Guðjohnsen, del resto, non ha mai fatto del dinamismo la sua caratteristica principale, né è mai stato un grande marcatore. Ha sempre amato svariare sulla trequarti offensiva attorno a un finalizzatore, usando il suo destro morbidissimo per dare qualità e rifiture di classe assolute. Cose che gli riescono ancora, a 38 anni.
Guðjohnsen ha giocato poco nelle qualificazioni a Euro 2016 (appena tre partite), ma - un po’ per classe e un po’ per carisma - alla fine è entrato nei 23 che giocheranno in Francia. «Se non avesse trovato una squadra a gennaio sarebbe rimasto fuori, ma ha dimostrato di essere in forma e con le motivazioni giuste», ha dichiarato il ct Lagerback, che lascerà la panchina dopo l’Europeo (e del suo di addio ha detto: «Non è stata una decisione facile, ma sto diventando vecchio»).

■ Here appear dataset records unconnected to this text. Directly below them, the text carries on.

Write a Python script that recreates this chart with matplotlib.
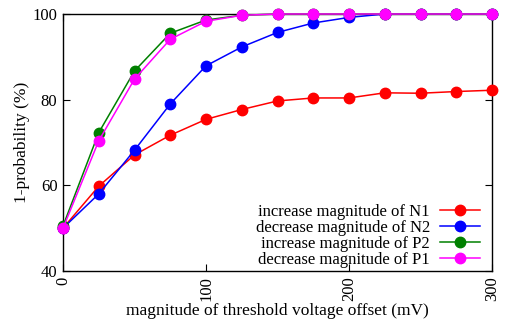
import numpy as np
import matplotlib
matplotlib.use("Agg")
import matplotlib.pyplot as plt

plt.rcParams["font.family"] = ["Liberation Serif", "DejaVu Serif"]

# ── Data ──────────────────────────────────────────────────────────────────────
offset_mv = [0, 25, 50, 75, 100, 125, 150, 175, 200, 225, 250, 275, 300]

inc_n1 = [50.0, 59.8, 67.1, 71.7, 75.4, 77.7, 79.7, 80.4, 80.4, 81.6, 81.5, 81.9, 82.2]
dec_n2 = [50.0, 58.0, 68.2, 79.0, 87.9, 92.3, 95.7, 97.9, 99.2, 100.0, 100.0, 100.0, 100.0]
inc_p2 = [50.5, 72.3, 86.7, 95.5, 98.6, 99.7, 100.0, 100.0, 100.0, 100.0, 100.0, 100.0, 100.0]
dec_p1 = [50.0, 70.4, 84.8, 94.1, 98.3, 99.7, 100.0, 100.0, 100.0, 100.0, 100.0, 100.0, 100.0]

series = [
    ("increase magnitude of N1", inc_n1, "#ff0000"),
    ("decrease magnitude of N2", dec_n2, "#0000ff"),
    ("increase magnitude of P2", inc_p2, "#008000"),
    ("decrease magnitude of P1", dec_p1, "#ff00ff"),
]

x_ticks = [0, 100, 200, 300]
y_ticks = [40, 60, 80, 100]

# ── Figure ────────────────────────────────────────────────────────────────────
fig = plt.figure(figsize=(5.05, 3.26), dpi=100)
ax = fig.add_axes([63 / 505, 1 - 271 / 326, (492 - 63) / 505, (271 - 14) / 326])

for label, vals, col in series:
    ax.plot(offset_mv, vals, "-o", color=col, lw=1.1, ms=7.5, label=label,
            clip_on=False, zorder=3)

ax.set_xlim(0, 300)
ax.set_ylim(40, 100)
ax.set_xticks(x_ticks)
ax.set_yticks(y_ticks)
ax.set_xticklabels([str(t) for t in x_ticks], rotation=90, fontsize=12)
ax.set_yticklabels([str(t) for t in y_ticks], fontsize=12)
ax.tick_params(direction="in", length=5, width=0.8, top=True, right=True, pad=4)
for s in ax.spines.values():
    s.set_linewidth(1.0)

ax.set_xlabel("magnitude of threshold voltage offset (mV)", fontsize=12.5, labelpad=1)
ax.set_ylabel("1-probability (%)", fontsize=12.5, labelpad=2)

ax.legend(loc="lower right", bbox_to_anchor=(1 - 7 / 429, -2 / 257),
          frameon=False, markerfirst=False, fontsize=12,
          handlelength=2.4, handletextpad=0.6, labelspacing=0.0,
          borderaxespad=0.0, borderpad=0.3)

fig.savefig("out.png", dpi=100)
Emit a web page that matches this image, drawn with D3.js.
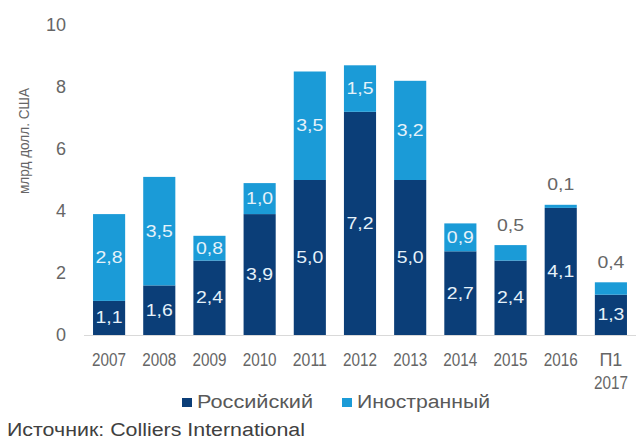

Il nome dei Guðjohnsen rimarrà invece sempre lì. Per i record, per l’immaginario, per quella chioma bionda in maglia Blues così difficile da dimenticare. Ma anche per un dato empirico, visto che il figlio di Eiður, Daniel, gioca e segna nel vivaio del Barcellona. Senza contare gli altri due più grandi, di cui uno ha già esordito con l’Islanda U-19, in una dinastia che probabilmente non finirà mai.

Coolness.
La Fifa lo aveva intervistato giusto un paio di mesi fa, facendogli qualche domanda sull’imminente Europeo, come fosse ormai un opinionista puro e lontano dal calcio professionistico. Quando Guðjohnsen parla dell’argomento si ha l’impressione di avere a che fare più con un tifoso che con uno che avrebbe partecipato direttamente alla competizione. Sembra la celebrazione di qualcosa già passato.
Invece no, Eiður Guðjohnsen non vuole ancora far parte del passato. Guðjohnsen è ancora presente.